What the task asks: Word for word, copy all the data and drop the pictures.

Available data:
-- Begin --

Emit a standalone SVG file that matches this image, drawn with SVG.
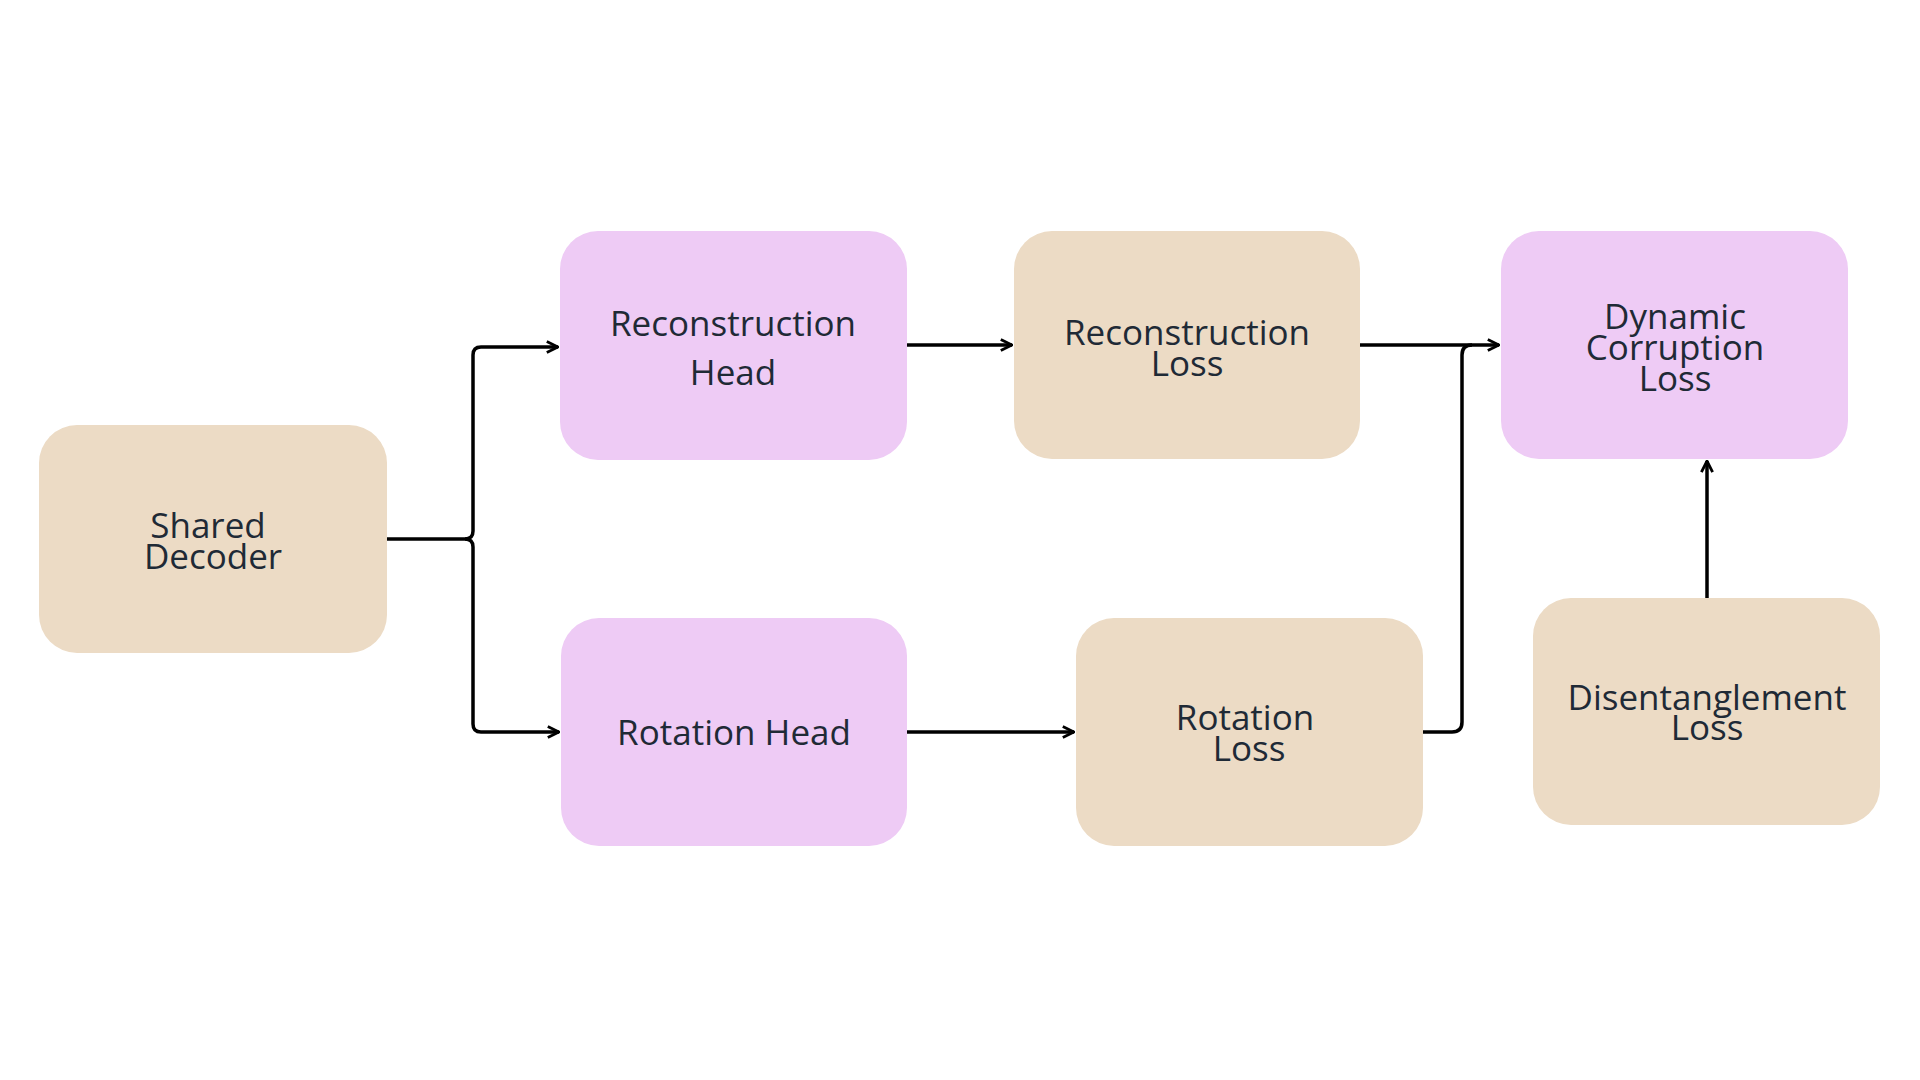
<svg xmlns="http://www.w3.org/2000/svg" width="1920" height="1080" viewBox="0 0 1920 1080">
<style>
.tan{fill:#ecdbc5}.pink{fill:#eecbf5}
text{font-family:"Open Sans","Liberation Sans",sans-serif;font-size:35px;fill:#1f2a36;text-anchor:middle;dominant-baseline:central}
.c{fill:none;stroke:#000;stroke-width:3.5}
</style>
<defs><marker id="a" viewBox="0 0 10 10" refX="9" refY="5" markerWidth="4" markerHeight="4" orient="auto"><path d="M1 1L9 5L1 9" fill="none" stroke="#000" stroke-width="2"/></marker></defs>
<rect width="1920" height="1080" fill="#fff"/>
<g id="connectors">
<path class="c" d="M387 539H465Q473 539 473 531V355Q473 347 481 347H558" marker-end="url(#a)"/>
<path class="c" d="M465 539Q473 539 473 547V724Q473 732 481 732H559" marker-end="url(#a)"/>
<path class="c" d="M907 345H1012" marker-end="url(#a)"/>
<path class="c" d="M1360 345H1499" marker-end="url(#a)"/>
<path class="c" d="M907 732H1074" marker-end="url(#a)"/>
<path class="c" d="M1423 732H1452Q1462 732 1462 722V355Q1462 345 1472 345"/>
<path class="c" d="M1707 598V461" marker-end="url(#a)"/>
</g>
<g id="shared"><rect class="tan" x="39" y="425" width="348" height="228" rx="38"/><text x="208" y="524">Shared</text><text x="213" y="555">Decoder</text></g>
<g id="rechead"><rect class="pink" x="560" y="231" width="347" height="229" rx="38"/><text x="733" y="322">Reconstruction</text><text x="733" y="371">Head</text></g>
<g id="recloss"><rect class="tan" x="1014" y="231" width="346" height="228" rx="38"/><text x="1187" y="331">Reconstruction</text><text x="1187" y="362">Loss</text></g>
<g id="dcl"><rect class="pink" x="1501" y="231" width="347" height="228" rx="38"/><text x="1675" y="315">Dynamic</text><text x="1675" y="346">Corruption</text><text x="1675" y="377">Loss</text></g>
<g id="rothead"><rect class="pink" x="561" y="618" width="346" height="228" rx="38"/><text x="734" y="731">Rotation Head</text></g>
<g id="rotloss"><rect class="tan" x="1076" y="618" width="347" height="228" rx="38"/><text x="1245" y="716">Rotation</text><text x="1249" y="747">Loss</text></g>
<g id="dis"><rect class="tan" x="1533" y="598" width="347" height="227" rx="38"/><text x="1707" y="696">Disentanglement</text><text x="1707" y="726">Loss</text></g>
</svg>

-- End --

Exercise solution:
Emit a standalone SVG file that matches this image, drawn with SVG.
<svg xmlns="http://www.w3.org/2000/svg" width="1920" height="1080" viewBox="0 0 1920 1080">
<style>
.tan{fill:#ecdbc5}.pink{fill:#eecbf5}
text{font-family:"Open Sans","Liberation Sans",sans-serif;font-size:35px;fill:#1f2a36;text-anchor:middle;dominant-baseline:central}
.c{fill:none;stroke:#000;stroke-width:3.5}
</style>
<defs><marker id="a" viewBox="0 0 10 10" refX="9" refY="5" markerWidth="4" markerHeight="4" orient="auto"><path d="M1 1L9 5L1 9" fill="none" stroke="#000" stroke-width="2"/></marker></defs>
<rect width="1920" height="1080" fill="#fff"/>
<g id="connectors">
<path class="c" d="M387 539H465Q473 539 473 531V355Q473 347 481 347H558" marker-end="url(#a)"/>
<path class="c" d="M465 539Q473 539 473 547V724Q473 732 481 732H559" marker-end="url(#a)"/>
<path class="c" d="M907 345H1012" marker-end="url(#a)"/>
<path class="c" d="M1360 345H1499" marker-end="url(#a)"/>
<path class="c" d="M907 732H1074" marker-end="url(#a)"/>
<path class="c" d="M1423 732H1452Q1462 732 1462 722V355Q1462 345 1472 345"/>
<path class="c" d="M1707 598V461" marker-end="url(#a)"/>
</g>
<g id="shared"><rect class="tan" x="39" y="425" width="348" height="228" rx="38"/><text x="208" y="524">Shared</text><text x="213" y="555">Decoder</text></g>
<g id="rechead"><rect class="pink" x="560" y="231" width="347" height="229" rx="38"/><text x="733" y="322">Reconstruction</text><text x="733" y="371">Head</text></g>
<g id="recloss"><rect class="tan" x="1014" y="231" width="346" height="228" rx="38"/><text x="1187" y="331">Reconstruction</text><text x="1187" y="362">Loss</text></g>
<g id="dcl"><rect class="pink" x="1501" y="231" width="347" height="228" rx="38"/><text x="1675" y="315">Dynamic</text><text x="1675" y="346">Corruption</text><text x="1675" y="377">Loss</text></g>
<g id="rothead"><rect class="pink" x="561" y="618" width="346" height="228" rx="38"/><text x="734" y="731">Rotation Head</text></g>
<g id="rotloss"><rect class="tan" x="1076" y="618" width="347" height="228" rx="38"/><text x="1245" y="716">Rotation</text><text x="1249" y="747">Loss</text></g>
<g id="dis"><rect class="tan" x="1533" y="598" width="347" height="227" rx="38"/><text x="1707" y="696">Disentanglement</text><text x="1707" y="726">Loss</text></g>
</svg>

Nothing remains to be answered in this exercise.